** START **

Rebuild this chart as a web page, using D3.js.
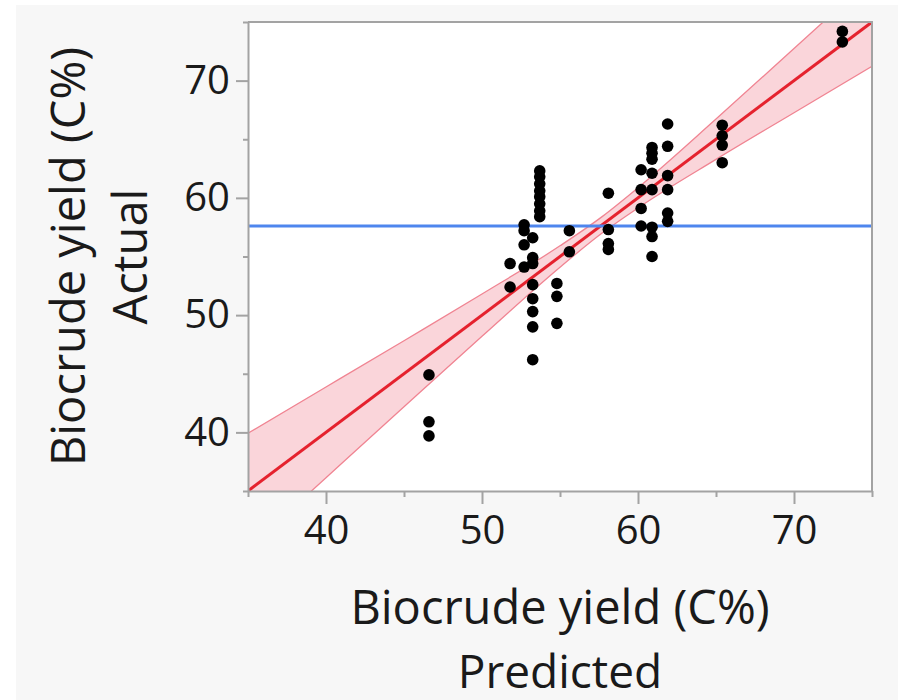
<!DOCTYPE html>
<html>
<head>
<meta charset="utf-8">
<script src="https://cdn.jsdelivr.net/npm/d3@7"></script>
<style>
  body { margin: 0; background: #ffffff; }
  svg { display: block; }
  text { font-family: "Open Sans", "Noto Sans", sans-serif; fill: #1a1a1a; }
</style>
</head>
<body>
<svg id="chart" width="898" height="700"></svg>
<script>
// Biocrude yield (C%): model prediction vs. measured value for each run
const predicted = [
  46.6, 46.6, 46.6,
  51.8, 51.8,
  52.7, 52.7, 52.7, 52.7,
  53.25, 53.25, 53.25, 53.25, 53.25, 53.25, 53.25, 53.25,
  53.7, 53.7, 53.7, 53.7, 53.7, 53.7, 53.7, 53.7,
  54.8, 54.8, 54.8,
  55.6, 55.6,
  58.1, 58.1, 58.1, 58.1,
  60.2, 60.2, 60.2, 60.2,
  60.9, 60.9, 60.9, 60.9, 60.9, 60.9, 60.9, 60.9,
  61.9, 61.9, 61.9, 61.9, 61.9, 61.9,
  65.4, 65.4, 65.4, 65.4,
  73.1, 73.1
];
const actual = [
  44.9, 40.9, 39.7,
  54.4, 52.4,
  57.7, 57.2, 56.0, 54.1,
  56.6, 54.9, 54.4, 52.6, 51.4, 50.3, 49.0, 46.2,
  62.3, 61.8, 61.2, 60.6, 60.1, 59.5, 58.9, 58.4,
  52.7, 51.6, 49.3,
  57.2, 55.4,
  60.4, 57.3, 56.1, 55.6,
  62.4, 60.7, 59.1, 57.6,
  64.3, 63.8, 63.3, 62.1, 60.7, 57.5, 56.7, 55.0,
  66.3, 64.4, 61.9, 60.7, 58.7, 58.0,
  66.2, 65.3, 64.5, 63.0,
  74.2, 73.3
];

// Mean of the actual response (horizontal reference line)
const actualMean = 57.6;

// Fit line (actual = predicted) end points
const fitLine = [35, 75];

// 95% confidence curves around the fit line
const bandPredicted = [35, 40, 45, 50, 55, 57.7, 60, 65, 70, 75];
const bandLower     = [30.07, 36.13, 42.18, 48.2, 54.09, 57.0, 59.14, 63.28, 67.26, 71.22];
const bandUpper     = [39.93, 43.87, 47.82, 51.8, 55.91, 58.4, 60.86, 66.72, 72.74, 78.78];

// Axis ticks
const majorTicks = [40, 50, 60, 70];
const minorTicks = [35, 45, 55, 65, 75];
const axisDomain = [35, 75];

const svg = d3.select("#chart");

// panel background
svg.append("rect")
  .attr("x", 16).attr("y", 5).attr("width", 882).attr("height", 695)
  .attr("fill", "#f7f7f7");

const plot = { left: 248, right: 872, top: 22, bottom: 491 };

const x = d3.scaleLinear().domain(axisDomain).range([plot.left, plot.right]);
const y = d3.scaleLinear().domain(axisDomain).range([plot.bottom, plot.top]);

// plot area
svg.append("rect")
  .attr("x", plot.left).attr("y", plot.top)
  .attr("width", plot.right - plot.left).attr("height", plot.bottom - plot.top)
  .attr("fill", "#ffffff");

svg.append("clipPath").attr("id", "plot-clip")
  .append("rect")
  .attr("x", plot.left).attr("y", plot.top)
  .attr("width", plot.right - plot.left).attr("height", plot.bottom - plot.top);

const inner = svg.append("g").attr("clip-path", "url(#plot-clip)");

const band = bandPredicted.map((p, i) => ({ p, lo: bandLower[i], hi: bandUpper[i] }));

inner.append("path")
  .datum(band)
  .attr("fill", "#f9d0d6")
  .attr("fill-opacity", 0.9)
  .attr("d", d3.area()
    .x(d => x(d.p)).y0(d => y(d.lo)).y1(d => y(d.hi))
    .curve(d3.curveMonotoneX));

["lo", "hi"].forEach(k => {
  inner.append("path")
    .datum(band)
    .attr("fill", "none")
    .attr("stroke", "#f08492")
    .attr("stroke-width", 1.3)
    .attr("d", d3.line().x(d => x(d.p)).y(d => y(d[k])).curve(d3.curveMonotoneX));
});

// fit line
inner.append("path")
  .datum(fitLine)
  .attr("fill", "none")
  .attr("stroke", "#e5222e")
  .attr("stroke-width", 3)
  .attr("d", d3.line().x(d => x(d)).y(d => y(d)));

// mean line
inner.append("line")
  .attr("x1", plot.left).attr("x2", plot.right)
  .attr("y1", y(actualMean)).attr("y2", y(actualMean))
  .attr("stroke", "#4e86ee")
  .attr("stroke-width", 3);

// observations
inner.selectAll("circle.obs")
  .data(predicted.map((p, i) => ({ p, a: actual[i] })))
  .join("circle")
  .attr("class", "obs")
  .attr("cx", d => x(d.p))
  .attr("cy", d => y(d.a))
  .attr("r", 5.8)
  .attr("fill", "#000000");

// frame (top and right)
svg.append("path")
  .attr("d", `M${plot.left},${plot.top}H${plot.right}V${plot.bottom}`)
  .attr("fill", "none")
  .attr("stroke", "#a3a3a3")
  .attr("stroke-width", 2);

function styleAxis(g) {
  g.select(".domain").attr("stroke", "#a3a3a3").attr("stroke-width", 2);
  g.selectAll(".tick line").attr("stroke", "#a3a3a3").attr("stroke-width", 2);
  g.selectAll("text").attr("font-size", 40).attr("fill", "#1a1a1a")
    .attr("font-family", '"Open Sans", "Noto Sans", sans-serif');
}

// x axis
const xAxisG = svg.append("g").attr("transform", `translate(0,${plot.bottom})`);
xAxisG.call(d3.axisBottom(x).tickValues(majorTicks).tickSize(13).tickPadding(12).tickSizeOuter(0));
styleAxis(xAxisG);
xAxisG.selectAll(".tick text").attr("dy", "0.71em");
svg.append("g").attr("transform", `translate(0,${plot.bottom})`)
  .call(d3.axisBottom(x).tickValues(minorTicks).tickSize(6).tickFormat("").tickSizeOuter(0))
  .call(g => { g.select(".domain").remove(); g.selectAll(".tick line").attr("stroke", "#a3a3a3").attr("stroke-width", 2); });

// y axis
const yAxisG = svg.append("g").attr("transform", `translate(${plot.left},0)`);
yAxisG.call(d3.axisLeft(y).tickValues(majorTicks).tickSize(12).tickPadding(6).tickSizeOuter(0));
styleAxis(yAxisG);
svg.append("g").attr("transform", `translate(${plot.left},0)`)
  .call(d3.axisLeft(y).tickValues(minorTicks).tickSize(5).tickFormat("").tickSizeOuter(0))
  .call(g => { g.select(".domain").remove(); g.selectAll(".tick line").attr("stroke", "#a3a3a3").attr("stroke-width", 2); });

// axis titles
const cx = (plot.left + plot.right) / 2;
const cy = (plot.top + plot.bottom) / 2;

svg.append("text")
  .attr("x", cx).attr("y", 624)
  .attr("text-anchor", "middle").attr("font-size", 47)
  .text("Biocrude yield (C%)");
svg.append("text")
  .attr("x", cx).attr("y", 688)
  .attr("text-anchor", "middle").attr("font-size", 46)
  .text("Predicted");

svg.append("text")
  .attr("transform", `translate(85,${cy}) rotate(-90)`)
  .attr("text-anchor", "middle").attr("font-size", 47)
  .text("Biocrude yield (C%)");
svg.append("text")
  .attr("transform", `translate(147,${cy}) rotate(-90)`)
  .attr("text-anchor", "middle").attr("font-size", 47)
  .text("Actual");
</script>
</body>
</html>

** END **

## STATED TASK
Reply with nothing except the number of lines in the listing above that include "chart".

## RESULT OF THE TASK
3